Data Compression Ratio Calculator

Example data table

Formula used

• Effective compressed size: C_eff = C + (include_overhead ? O : 0)
• Compression ratio: R = O_raw / C_eff (reported as R : 1)
• Reduction percentage: Reduction% = (1 − C_eff / O_raw) × 100
• Space saved: Saved = O_raw − C_eff
• Bits per original byte: BPO = (C_eff × 8) / O_raw

How to use this calculator

1. Measure the original dataset size before compression.
2. Measure the compressed payload size after compression.
3. Pick the unit you used for both measurements.
4. Add overhead for headers, indexes, or checksums.
5. Enable overhead inclusion for end-to-end impact checks.
6. Press calculate, review results, then download reports.

Measurement discipline for baselines

Accurate ratios start with consistent measurement. Capture original size from the same source each run, such as filesystem bytes or object-store metadata. Avoid mixing logical record counts with physical sizes. When batching, sum all inputs before compression so the baseline represents the complete payload. For streaming, sample fixed windows and document the window length. Consistency makes trends meaningful.

Overhead is part of real-world cost

Compression output is rarely only the codec payload. Containers add headers, dictionaries, block indexes, checksums, and framing. Network protocols add envelopes and alignment. The overhead toggle lets you decide whether the ratio reflects codec efficiency or end-to-end delivery. For capacity planning, include overhead. For algorithm comparison, keep overhead separate and report both.

Reading ratio and reduction together

A ratio of 4:1 means the effective output is one quarter of the original. Reduction expresses the same change as a percentage, which stakeholders often prefer. Use both: ratio is intuitive for engineers, while reduction helps compare savings across datasets. If reduction becomes negative, the compressed output exceeded the original, signaling poor redundancy or excessive overhead.

Bits per original byte for codec comparison

Bits per original byte normalizes results across units and highlights how close you are to the data’s entropy. Lower values indicate better compression, but beware of lossy transforms that change fidelity. Use this metric to compare settings across code paths, because it remains stable even when the original size varies. Combine it with error budgets when quality matters.

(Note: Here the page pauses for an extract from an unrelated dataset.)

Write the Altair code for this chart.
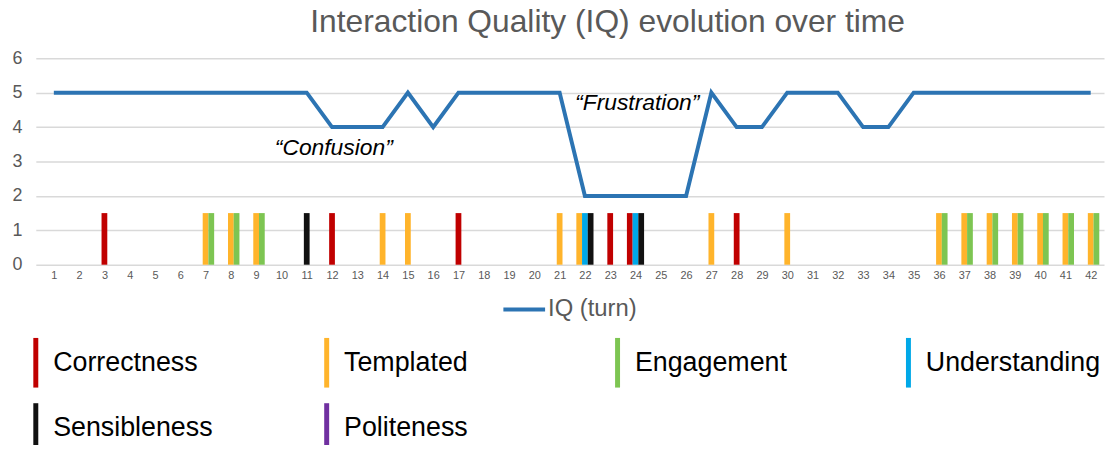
import altair as alt
import pandas as pd

# ---- data ----
turns = list(range(1, 43))
iq = [5, 5, 5, 5, 5, 5, 5, 5, 5, 5, 5,
      4, 4, 4, 5, 4, 5, 5, 5, 5, 5,
      2, 2, 2, 2, 2, 5, 4, 4, 5, 5, 5,
      4, 4, 5, 5, 5, 5, 5, 5, 5, 5]

categories = ["Correctness", "Templated", "Engagement", "Understanding", "Sensibleness", "Politeness"]
cat_colors = ["#C00000", "#FFB42B", "#7DC552", "#00A8E8", "#111111", "#7030A0"]

bar_turns = [3, 7, 7, 8, 8, 9, 9, 11, 12, 14, 15, 17, 21,
             22, 22, 22, 23, 24, 24, 24, 27, 28, 30,
             36, 36, 37, 37, 38, 38, 39, 39, 40, 40, 41, 41, 42, 42]
bar_cats = ["Correctness",
            "Templated", "Engagement", "Templated", "Engagement", "Templated", "Engagement",
            "Sensibleness", "Correctness", "Templated", "Templated", "Correctness", "Templated",
            "Templated", "Understanding", "Sensibleness", "Correctness",
            "Correctness", "Understanding", "Sensibleness",
            "Templated", "Correctness", "Templated",
            "Templated", "Engagement", "Templated", "Engagement", "Templated", "Engagement",
            "Templated", "Engagement", "Templated", "Engagement", "Templated", "Engagement",
            "Templated", "Engagement"]
bar_values = [1.5] * len(bar_turns)

annot_text = ["\u201cConfusion\u201d", "\u201cFrustration\u201d"]
annot_turn = [12.07, 24.07]
annot_y = [3.40, 4.71]

# ---- tables ----
line_df = pd.DataFrame({"turn": turns, "iq": iq, "series": "IQ (turn)"})
bars_df = pd.DataFrame({"turn": bar_turns, "category": bar_cats, "value": bar_values})
bars_df["idx"] = bars_df.groupby("turn").cumcount()
bars_df["n"] = bars_df.groupby("turn")["turn"].transform("count")
bars_df["slot"] = bars_df["idx"] - (bars_df["n"] - 1) // 2
ann_df = pd.DataFrame({"label": annot_text, "turn": annot_turn, "y": annot_y})

BAR_W_UNITS = 0.2256

xscale = alt.Scale(domain=[0.483, 42.33], nice=False, zero=False)
yscale = alt.Scale(domain=[0, 6], nice=False)

xaxis = alt.Axis(values=turns, format="d", grid=False, ticks=False, domain=False,
                 labelFontSize=11, labelColor="#595959", labelPadding=5,
                 labelOverlap=False, labelFlush=False, title=None,
                 labelFont="Liberation Sans")
yaxis = alt.Axis(values=[0, 1, 2, 3, 4, 5, 6], grid=True, gridColor="#D9D9D9", gridWidth=1.5,
                 ticks=False, domain=False, labelFontSize=18, labelColor="#595959",
                 labelPadding=14, title=None, labelFont="Liberation Sans",
                 labelOverlap=False, labelFlush=False)

bars = alt.Chart(bars_df).transform_calculate(
    xpos=f"datum.turn + datum.slot * {BAR_W_UNITS}"
).mark_bar(width=5.8).encode(
    x=alt.X("xpos:Q", scale=xscale, axis=xaxis),
    y=alt.Y("value:Q", scale=yscale, axis=yaxis),
    color=alt.Color("category:N",
                    scale=alt.Scale(domain=categories, range=cat_colors),
                    legend=alt.Legend(
                        title=None, orient="none", legendX=-13.5, legendY=293,
                        direction="horizontal", values=categories,
                        columns=4, gridAlign="all", columnPadding=86, rowPadding=15,
                        symbolType="M-0.2,-2L0.2,-2L0.2,2L-0.2,2Z", symbolSize=625,
                        symbolStrokeWidth=0, symbolOpacity=1,
                        labelFontSize=27, labelColor="#000000", labelOffset=4,
                        labelFont="Liberation Sans", labelLimit=400, padding=0)),
)

line = alt.Chart(line_df).mark_line(strokeWidth=4, strokeJoin="miter").encode(
    x=alt.X("turn:Q", scale=xscale, axis=xaxis),
    y=alt.Y("iq:Q", scale=yscale, axis=yaxis),
    stroke=alt.Stroke("series:N",
                      scale=alt.Scale(domain=["IQ (turn)"], range=["#2C74B3"]),
                      legend=alt.Legend(
                          title=None, orient="none", legendX=469, legendY=230,
                          symbolType="stroke", symbolSize=1764, symbolStrokeWidth=4,
                          labelFontSize=24, labelColor="#595959", labelOffset=1,
                          labelFont="Liberation Sans", padding=0)),
)

ann = alt.Chart(ann_df).mark_text(fontSize=23, fontStyle="italic", color="#000000",
                                  font="Liberation Sans").encode(
    x=alt.X("turn:Q", scale=xscale, axis=xaxis),
    y=alt.Y("y:Q", scale=yscale, axis=yaxis),
    text="label:N",
)

chart = alt.layer(bars, line, ann).resolve_scale(color="independent").properties(
    width=1076, height=208,
    padding={"left": 28, "top": 49, "right": 2, "bottom": 180},
    autosize=alt.AutoSizeParams(type="none"),
    title=alt.TitleParams("Interaction Quality (IQ) evolution over time",
                          fontSize=32, color="#595959", font="Liberation Sans",
                          fontWeight="normal", anchor="middle", dx=38, dy=15,
                          frame="group", baseline="alphabetic", offset=0),
).configure_view(stroke=None)

chart.save("out.html", embed_options={"renderer": "svg", "actions": False})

Throughput connects savings to runtime

Great ratios can be unusable if throughput is too low. When you supply compression time, throughput estimates how quickly compressed data is produced. Use it to size CPU and I/O for ingestion pipelines, backups, and telemetry gateways. Track throughput alongside ratio by compression level, thread count, and dictionary usage to find an efficient operating point.

Reporting for audits and repeatability

Engineering decisions need traceable evidence. Record the codec, level, block size, checksum mode, and dataset description in the note field, then export CSV or PDF for review. Keep a small benchmark matrix that covers representative files: text logs, structured records, and binaries. Repeat tests after library upgrades to detect regressions early. Document method, hardware, and software versions.

FAQs

What does a higher compression ratio mean?

A higher ratio means the original data is much larger than the effective compressed output. It usually indicates more redundancy or better codec settings for that dataset.

Should I include overhead in the calculation?

Include overhead when estimating storage, transfer, or archive costs. Exclude overhead when comparing codec payload efficiency across algorithms or settings.

Why can reduction become negative?

Negative reduction happens when compressed output plus overhead exceeds the original. This often occurs with already-compressed media, encrypted data, or small files with large headers.

How is bits per original byte useful?

It normalizes compression performance and helps compare runs across datasets. Lower values indicate fewer bits needed to represent each original byte after compression.

How is throughput computed here?

Throughput is compressed megabytes per second, based on compressed size divided by compression time. Use it as an estimate to size CPU and I/O for pipelines.

Can I use different units for original and compressed sizes?

Use the same unit for all inputs to avoid mistakes. The calculator converts values internally, but it assumes original, compressed, and overhead share the selected unit.